Major, a director at Mergence Corporate Solutions, said the seven-year-old massacre still lingers in many people’s minds.

“I think they died in vain because they could have received the same results negotiating over the table. Not only the strategy they applied was wrong but also the tactics were wrong because they used violence instead of negotiating,” said Major.

He said while 34 people were killed by the police, “a couple of security guards and a couple of police officers” were killed by the miners themselves.

“Sometimes you wonder if these were strikers or terrorists or criminals. Union leaders could not keep control of the protests because of the radical elements,” Major said.

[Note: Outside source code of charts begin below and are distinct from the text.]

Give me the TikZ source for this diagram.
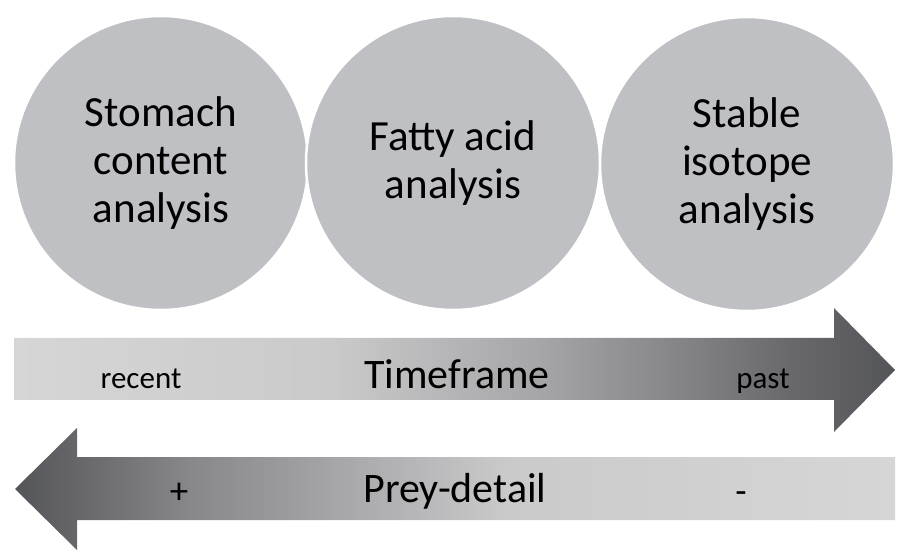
\documentclass[tikz,border=0pt]{standalone}
\usepackage{fontspec}
\setmainfont{Carlito}
\definecolor{discgray}{RGB}{191,192,196}
\definecolor{tfa}{RGB}{214,214,214}
\definecolor{tfb}{RGB}{202,202,203}
\definecolor{tfc}{RGB}{165,165,168}
\definecolor{tfd}{RGB}{135,135,140}
\definecolor{tfe}{RGB}{105,105,109}
\definecolor{tff}{RGB}{84,85,89}
\pgfdeclarehorizontalshading{timefade}{100bp}{color(0bp)=(tfa); color(25bp)=(tfa); color(43bp)=(tfb); color(55bp)=(tfc); color(62bp)=(tfd); color(69bp)=(tfe); color(75bp)=(tff); color(100bp)=(tff)}
\pgfdeclarehorizontalshading{preyfade}{100bp}{color(0bp)=(tff); color(25bp)=(tff); color(29bp)=(tfe); color(35bp)=(tfd); color(43bp)=(tfc); color(53bp)=(tfb); color(75bp)=(tfa); color(100bp)=(tfa)}
\begin{document}
\begin{tikzpicture}[x=1pt,y=1pt,
  disc/.style={circle,fill=discgray,draw=white,line width=2.5pt,minimum size=294pt,inner sep=0pt,align=center,font=\fontsize{43}{48}\selectfont},
  bigtag/.style={font=\fontsize{42}{48}\selectfont,anchor=base},
  smalltag/.style={font=\fontsize{31}{36}\selectfont,anchor=base},
  signtag/.style={font=\fontsize{37}{40}\selectfont,anchor=base}]
\useasboundingbox (0,0) rectangle (897,552);
% the three methods
\node[disc] (stomach) at (161,389) {Stomach\\content\\analysis};
\node[disc] (fatty) at (453,389) {Fatty acid\\analysis};
\node[disc] (isotope) at (747,388) {Stable\\isotope\\analysis};
% timeframe arrow
\shade[shading=timefade] (14,214) -- (834,214) -- (834,244) -- (895,182) -- (834,120) -- (834,152) -- (14,152) -- cycle;
\node[smalltag] (recent) at (141,164) {recent};
\node[bigtag] (timeframe) at (457,164) {Timeframe};
\node[smalltag] (past) at (763,164) {past};
% prey-detail arrow
\shade[shading=preyfade] (895,95) -- (77,95) -- (77,124) -- (15,63) -- (77,2) -- (77,32) -- (895,32) -- cycle;
\node[signtag] (plus) at (179,49) {+};
\node[bigtag] (preydetail) at (455,50) {Prey-detail};
\node[signtag] (minus) at (741,49) {-};
\end{tikzpicture}
\end{document}
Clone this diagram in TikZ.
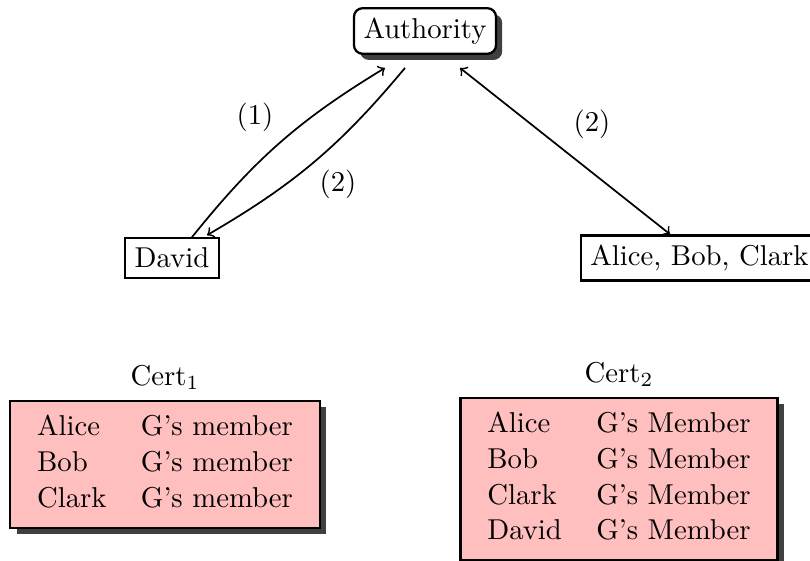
\documentclass[tikz,border=0pt]{standalone}
\usetikzlibrary{shadows,calc}
\begin{document}
\begin{tikzpicture}[x=0.3484pt,y=-0.3484pt,
  party/.style={draw, thick, rectangle, fill=white},
  authbox/.style={party, rounded corners=3pt,
    drop shadow={fill=black!75, opacity=1}},
  certbox/.style={draw, thick, fill=red!25,
    drop shadow={fill=black!75, opacity=1}},
  link/.style={semithick},
  tag/.style={inner sep=1pt}]
  \useasboundingbox (0,0) rectangle (810,561);
  \clip (0,0) rectangle (810,561);
  \renewcommand{\arraystretch}{1.04}

  % parties
  \node[authbox] (auth) at (425,31) {Authority};
  \node[party] (david) at (172,258) {David};
  \node[party] (abc) at (699.5,258) {Alice, Bob, Clark};

  % exchanges
  \draw[link,->] ($(david.north)+(20,0)$) to[bend left=10] ($(auth.south)+(-40,13)$);
  \draw[link,->] ($(auth.south)+(-20,13)$) to[bend left=10] ($(david.north)+(35,-2)$);
  \draw[link,<->] ($(auth.south)+(35,13)$) -- ($(abc.north)+(-29.5,0)$);

  \node[tag] (l1) at (255,117) {(1)};
  \node[tag] (l2a) at (338,184) {(2)};
  \node[tag] (l2b) at (592,124) {(2)};

  % certificates
  \node[certbox, label={[name=cert1lbl]above:Cert$_1$}] (cert1) at (165,464.5) {%
    \begin{tabular}{ll}
      Alice & G's member\\
      Bob   & G's member\\
      Clark & G's member
    \end{tabular}};
  \node[certbox, label={[name=cert2lbl]above:Cert$_2$}] (cert2) at (619,479) {%
    \begin{tabular}{ll}
      Alice & G's Member\\
      Bob   & G's Member\\
      Clark & G's Member\\
      David & G's Member
    \end{tabular}};
\end{tikzpicture}
\end{document}
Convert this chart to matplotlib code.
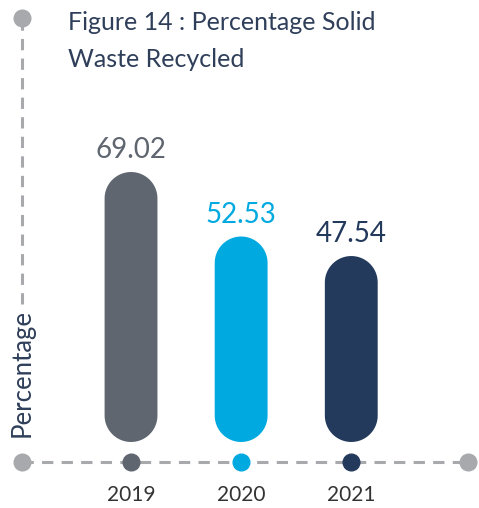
import numpy as np
import matplotlib.pyplot as plt
from matplotlib.patches import Polygon

# datos
years = ["2019", "2020", "2021"]
values = [69.02, 52.53, 47.54]
bar_colors = ["#5f6670", "#00a9e0", "#233a5c"]

title = "Figure 14 : Percentage Solid\nWaste Recycled"
ylabel = "Percentage"

axis_grey = "#a7a9ac"
text_navy = "#2f3f5a"

plt.rcParams['font.family'] = ['Lato', 'DejaVu Sans']

fig = plt.figure(figsize=(4.79, 5.08), dpi=100)
ax = fig.add_axes([22 / 479, 46 / 508, 446 / 479, 444 / 508])

x = list(range(len(years)))
ax.set_xlim(-0.99, 3.06)
ax.set_ylim(-5.12, 108.4)

# relacion de aspecto para que las puntas queden redondas
fig.canvas.draw()
p0 = ax.transData.transform((0, 0))
p1 = ax.transData.transform((1, 1))
dx_px = 1 / (p1[0] - p0[0])
dy_px = 1 / (p1[1] - p0[1])
aspect = dy_px / dx_px

w = 0.48
r = w / 2
ry = r * aspect   # radio en unidades de y
t_top = np.linspace(0, np.pi, 60)
t_bot = np.linspace(np.pi, 2 * np.pi, 60)
for xi, v, c in zip(x, values, bar_colors):
    top = np.column_stack([xi + r * np.cos(t_top), v - ry + ry * np.sin(t_top)])
    bot = np.column_stack([xi + r * np.cos(t_bot), ry + ry * np.sin(t_bot)])
    ax.add_patch(Polygon(np.vstack([top, bot]), closed=True, fc=c, ec="none", zorder=2))
    ax.annotate(f"{v:.2f}", (xi, v), xytext=(0, 10), textcoords="offset points",
                ha="center", va="baseline", fontsize=20, color=c)

# ejes punteados
for s in ax.spines.values():
    s.set_visible(False)
dash = (0, (3.7, 2.7))
ax.plot([0, 1], [0, 0], transform=ax.transAxes, color=axis_grey, lw=2.2,
        linestyle=dash, clip_on=False, zorder=1)
ax.plot([0, 0], [0.355, 1], transform=ax.transAxes, color=axis_grey, lw=2.2,
        linestyle=dash, clip_on=False, zorder=1)
ax.plot([0, 1, 0], [0, 0, 1], transform=ax.transAxes, linestyle="none",
        marker="o", ms=12, color=axis_grey, clip_on=False, zorder=3)
for xi, c in zip(x, bar_colors):
    ax.plot(xi, ax.get_ylim()[0], marker="o", ms=12, color=c,
            clip_on=False, zorder=3)

ax.set_xticks(x)
ax.set_xticklabels(years, fontsize=15, color="#333333")
ax.tick_params(axis="x", length=0, pad=16.5)
ax.set_yticks([])

ax.text(0, 0.056, ylabel, transform=ax.transAxes, rotation=90,
        ha="center", va="bottom", fontsize=18.5, color=text_navy)

fig.text(68 / 479, 1 - 11 / 508, title, ha="left", va="top", fontsize=18,
         color=text_navy, linespacing=1.75)

fig.savefig("out.png", dpi=100)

Major added that the safety working conditions in the country’s mining industry was at the world’s standard, and it had also became even better since the Marikana incident. 

“The safety is very high and it is world standard. You have 230 countries in the world and our mining safety is very near the top, and I think we are at the top 30 and sometimes we get to top 15 or 10.

“Our safety is of much higher priority here than it is in America. America has improved but we have also improved, and we are world class mining safety,” he said. 

He said while local safety keeps improving, South Africa lacks world class mining education.

“If you look at lots of our accidents it is by the people sometimes stealing something or sometimes trying to destroy something or doing something very illegal,” he said.  

Cosatu’s parliamentary Coordinator Matthew Parks also said the miners died in vain because although they achieved R12 000 salary, they were now being retrenched.

“The call was the legitimate call because we cannot have people working sometime four kilometres underground under horrific conditions being paid poverty wages yet CEOs being paid up to R100 million a year.

“The call was legitimate, but the problem is that once they get that R12 000, and immediately the workers are being retrenched because the company could not afford it,” said Parks. 

He said although the situation in terms of violence had over the years since the massacre improved there were more still to be achieved. 

“Lots of people used to be killed in many mines in the country before and after the massacre and there was a bloodbath.   

“It has improved, but we still have now and again some acts of violence such as the one that happened earlier this year at one mine (Modikwa platinum) in Limpopo where  people entered a bus transporting workers and started the killing . 

“Very few people had been brought to book for murders,” he said.